I’m in love with this idea from Gourmet Magazine and am definitely going to give it a go with the kids this week. Last week we made popovers, butter and lollipops (all easy versions!) and we are all really enjoying doing recipes together. The kids love fruit roll-ups but I love all natural foods. What a perfect solution.
Serves8 to 10 (snack)
- Active time:1 hr
- Start to finish:8 hr (includes cooling)
- 1 1/2 lb strawberries, halved (4 1/2 cups)
- 3/4 cup sugar
Equipment:a 17- by 12-inch nonstick bakeware liner such as a Silpat; a large offset spatula
Purée strawberries with sugar in a blender until smooth, then strain through a fine-mesh sieve into a large heavy saucepan.
Bring purée to a boil, then simmer over medium-low heat, stirring occasionally (more frequently toward end), until thick enough to mound slightly and reduced to 1 to 11/4 cups, 45 minutes to 1 hour.
Preheat oven to 200°F with rack in middle. Line a large baking sheet with nonstick liner.

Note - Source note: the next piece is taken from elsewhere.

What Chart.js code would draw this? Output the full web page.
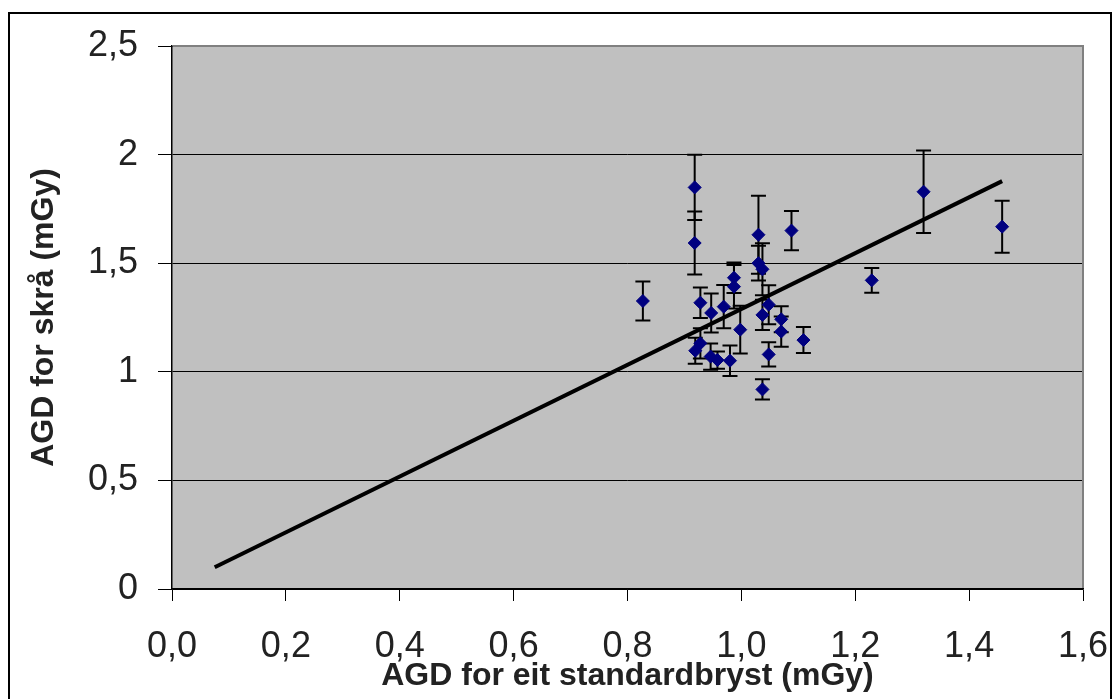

Pour hot purée onto liner and spread thinly (as evenly as possible) into a 15- by 10-inch rectangle using spatula. Dry purée in oven until it feels drier (it shouldn’t stick to your fingers) but is still slightly tacky, 2 1/2 to 3 hours.
Cool on liner on a rack until completely dry, at least 3 hours and up to 24.
Place a sheet of parchment paper over leather, then peel leather off liner and roll up in parchment.
Cooks’ note: Strawberry leather keeps in a sealed bag at room temperature 1 month.